Set task:
Return the lines below exactly, from the first line to the line that contains "from matplotlib.ticker import". Leave out pictures.

Recorded data:
-*-*-

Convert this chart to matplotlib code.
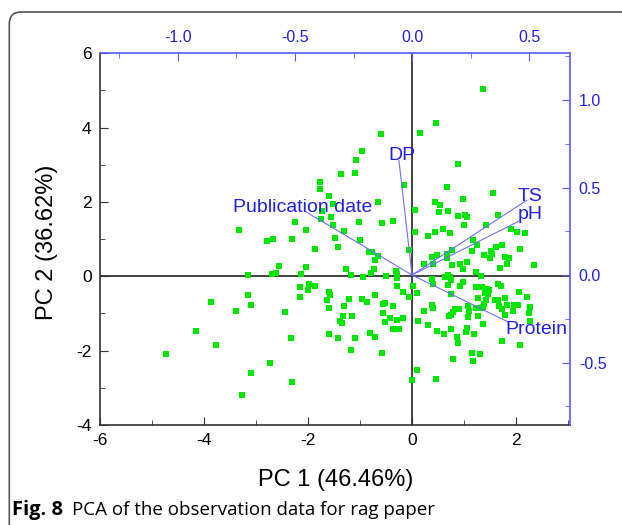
import matplotlib
matplotlib.use("Agg")
import matplotlib.pyplot as plt
from matplotlib.patches import FancyBboxPatch
from matplotlib.ticker import MultipleLocator, FormatStrFormatter

# scores (bottom / left axes)
pc1 = [-0.60, -0.97, -1.08, -1.37, -1.10, -1.77, -1.76, -1.60, -1.51, -0.65,
       -0.58, -3.32, -2.24, -2.04, -2.79, -2.68, -2.30, -1.87, -1.48, -1.42,
       -1.31, -0.99, -0.82, -0.76, -0.72, -0.66, -2.55, -2.69, -2.62, -3.15,
       -2.14, -2.03, -1.27, -1.18, -0.73, -0.79, -0.49, -0.16, -1.73, -1.74,
       -1.56, -1.51, -1.02, -0.37, -0.06, -0.31, -0.29,
       0.15, 0.47, 1.36, 0.88, 0.67, 1.56, 0.06, 0.45, 0.54, 0.53,
       0.69, 0.88, 0.99, 1.03, 1.06, 1.01, 1.65, 1.42, 0.06, 0.31,
       0.44, 0.59, 0.73, 1.90, 2.03, 2.17, 1.17, 1.25, 0.77, 0.68,
       0.48, 0.39, 1.16, 1.38, 1.53, 1.54, 1.62, 1.74, 1.51, 1.79,
       1.86, 2.07, 2.35, 0.23, 0.40, 0.67, 0.77, 0.92, 1.06, 0.99,
       1.23, 1.69, 1.83, 0.70, 1.32,
       -3.15, -3.10, -3.87, -3.39, -4.15, -3.77, -4.73, -3.26, -3.09, -2.73,
       -2.44, -2.32, -2.31, -0.94, -0.28, -0.28, -0.17, -0.06, -2.15, -1.98,
       -1.87, -1.99, -2.15, -1.59, -1.58, -1.64, -1.60, -1.22, -1.31, -0.96,
       -0.86, -0.72, -0.55, -0.51, -0.37, -0.56, -0.43, -0.29, -0.17, -0.52,
       -0.36, -0.24, -1.33, -1.16, -1.38, -1.35, -1.60, -1.43, -1.10, -0.81,
       -0.71, -1.18, -0.58,
       0.63, 0.69, 0.73, 0.75, 0.38, 0.03, 0.41, 0.69, 0.92, 0.99,
       1.24, 1.34, 1.44, 1.48, 1.40, 1.46, 1.66, 1.71, 2.06, 2.21,
       0.09, 0.76, 1.28, 1.42, 1.38, 1.36, 1.33, 1.60, 1.66, 1.79,
       1.68, 1.74, 1.83, 1.96, 2.04, 1.94, 1.79, 2.27, 2.26, 2.27,
       0.38, 0.41, 0.23, 0.83, 0.90, 0.79, 0.76, 0.72, 1.08, 1.10,
       1.23, 1.08, 1.28, 0.12, 0.31, 0.49, 0.62, 0.75, 1.05, 1.04,
       1.19, 1.36, 0.86, 0.88, 1.74, 2.08, 1.15, 1.31, 0.79, 1.18,
       0.10, 0.46, 0.01]
pc2 = [3.83, 3.37, 3.13, 2.74, 2.78, 2.54, 2.36, 2.15, 1.94, 2.01,
       1.43, 1.24, 1.46, 1.24, 0.96, 1.01, 1.01, 0.74, 1.03, 0.78,
       1.21, 0.99, 0.65, 0.65, 0.45, 0.54, 0.27, 0.07, 0.09, 0.03,
       0.06, 0.24, 0.20, 0.03, 0.20, 0.09, 0.00, 2.46, 1.75, 1.53,
       1.60, 1.37, 1.46, 1.48, 0.70, 0.15, 0.05,
       3.85, 4.12, 5.03, 3.03, 2.41, 2.25, 1.78, 2.01, 1.91, 1.73,
       1.76, 1.61, 2.08, 1.66, 1.59, 1.39, 1.64, 1.37, 1.19, 1.08,
       1.19, 1.27, 1.17, 1.26, 1.19, 1.16, 0.97, 0.83, 0.72, 0.60,
       0.57, 0.51, 0.69, 0.58, 0.67, 0.60, 0.79, 0.83, 0.48, 0.53,
       0.48, 0.74, 0.30, 0.32, 0.32, 0.48, 0.30, 0.32, 0.39, 0.21,
       0.11, 0.22, 0.34, 0.03, 0.01,
       -0.51, -0.77, -0.68, -0.92, -1.46, -1.85, -2.10, -3.20, -2.60, -2.32,
       -0.95, -1.67, -2.85, -0.03, -0.05, -0.25, -0.42, -0.56, -0.30, -0.21,
       -0.25, -0.36, -0.55, -0.42, -0.51, -0.65, -0.84, -0.62, -0.79, -0.61,
       -0.70, -0.49, -0.74, -0.73, -0.80, -0.99, -1.11, -1.18, -1.11, -1.24,
       -1.41, -1.42, -1.08, -1.07, -1.21, -1.25, -1.56, -1.67, -1.66, -1.52,
       -1.64, -1.98, -2.05,
       -0.03, 0.00, -0.03, -0.09, -0.06, -0.27, -0.21, -0.24, -0.27, -0.16,
       -0.30, -0.28, -0.33, -0.38, -0.45, -0.48, -0.22, -0.27, -0.42, -0.55,
       -0.45, -0.48, -0.58, -0.65, -0.75, -0.82, -0.85, -0.63, -0.65, -0.58,
       -0.81, -0.88, -0.76, -0.78, -0.76, -0.92, -1.03, -0.82, -1.00, -1.19,
       -0.76, -0.85, -0.92, -0.88, -0.88, -0.96, -1.03, -1.08, -0.79, -0.94,
       -0.85, -1.10, -1.06, -1.21, -1.32, -1.46, -1.56, -1.41, -1.39, -1.50,
       -1.56, -1.29, -1.64, -1.80, -1.73, -1.86, -2.07, -2.08, -2.22, -2.29,
       -2.51, -2.75, -2.80]

# loadings (top / right axes)
variables = ["Publication date", "DP", "TS", "pH", "Protein"]
load_x = [-0.457, -0.056, 0.490, 0.454, 0.410]
load_y = [0.364, 0.655, 0.427, 0.306, -0.268]
label_offsets = [(-1.5, 2.7), (2, 3.6), (2.4, 2.7), (8.4, 4.8), (20.7, -5.5)]

plt.rcParams["font.family"] = ["Liberation Sans", "DejaVu Sans"]
plt.rcParams["axes.unicode_minus"] = False

blue_line = "#5a5aff"
blue_text = "#2020e6"
dark = "#333333"

fig = plt.figure(figsize=(6.22, 5.25), dpi=100)
rect = [0.1608, 0.1905, 0.9172 - 0.1608, 0.8985 - 0.1905]
ax = fig.add_axes(rect)
ax2 = fig.add_axes(rect, label="loadings")

# scores axes
ax.set_xlim(-6, 3.05)
ax.set_ylim(-4, 6)
ax.axhline(0, color=dark, lw=1.3, zorder=1)
ax.axvline(0, color=dark, lw=1.3, zorder=1)
ax.scatter(pc1, pc2, marker="s", s=14, color="#00e600", linewidths=0, zorder=3)
ax.xaxis.set_major_locator(MultipleLocator(2))
ax.xaxis.set_minor_locator(MultipleLocator(1))
ax.yaxis.set_major_locator(MultipleLocator(2))
ax.yaxis.set_minor_locator(MultipleLocator(1))
ax.tick_params(which="both", direction="in", top=False, right=False,
               color=dark, labelsize=12.5, pad=6)
ax.tick_params(which="major", length=6)
ax.tick_params(which="minor", length=3.5)
for s in ["left", "bottom"]:
    ax.spines[s].set_color(dark)
    ax.spines[s].set_linewidth(1.2)
for s in ["top", "right"]:
    ax.spines[s].set_visible(False)

# loadings axes
ax2.patch.set_visible(False)
ax2.set_xlim(-1.333, 0.677)
ax2.set_ylim(-0.857, 1.267)
ax2.xaxis.tick_top()
ax2.yaxis.tick_right()
for s in ["left", "bottom"]:
    ax2.spines[s].set_visible(False)
for s in ["top", "right"]:
    ax2.spines[s].set_color(blue_line)
    ax2.spines[s].set_linewidth(1.2)
ax2.xaxis.set_major_locator(MultipleLocator(0.5))
ax2.xaxis.set_minor_locator(MultipleLocator(0.25))
ax2.yaxis.set_major_locator(MultipleLocator(0.5))
ax2.yaxis.set_minor_locator(MultipleLocator(0.25))
ax2.xaxis.set_major_formatter(FormatStrFormatter("%.1f"))
ax2.yaxis.set_major_formatter(FormatStrFormatter("%.1f"))
ax2.tick_params(which="both", direction="in", color=blue_line,
                labelcolor=blue_text, labelsize=11.5, pad=6)
ax2.tick_params(which="major", length=6)
ax2.tick_params(which="minor", length=3.5)

for name, lx, ly, off in zip(variables, load_x, load_y, label_offsets):
    ax2.plot([0, lx], [0, ly], color="#6e6eff", lw=0.8, zorder=4)
    ax2.annotate(name, (lx, ly), xytext=off, textcoords="offset points",
                 ha="center", va="center", color=blue_text, fontsize=14,
                 zorder=5)

fig.text(0.0751, 0.5390, "PC 2 (36.62%)", rotation=90, ha="center",
         va="center", fontsize=17)
fig.text(0.540, 0.0857, "PC 1 (46.46%)", ha="center", va="center",
         fontsize=17)

# caption and frame
frame = FancyBboxPatch((0.093, -1.0), 10, 5.13 + 1.0,
                       boxstyle="round,pad=0,rounding_size=0.12",
                       transform=fig.dpi_scale_trans, fill=False,
                       ec="#555555", lw=1.2)
fig.add_artist(frame)

t1 = fig.text(0.0193, 0.0286, "Fig. 8", family="Open Sans", fontweight="bold",
              fontsize=14.5, va="center")
fig.canvas.draw()
bb = t1.get_window_extent(fig.canvas.get_renderer())
fig.text((bb.x1 + 9) / fig.bbox.width, 0.0286,
         "PCA of the observation data for rag paper", family="Open Sans",
         fontsize=13.5, va="center")

fig.savefig("out.png", dpi=100)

-*-*-

Solution below:
Convert this chart to matplotlib code.
import matplotlib
matplotlib.use("Agg")
import matplotlib.pyplot as plt
from matplotlib.patches import FancyBboxPatch
from matplotlib.ticker import MultipleLocator, FormatStrFormatter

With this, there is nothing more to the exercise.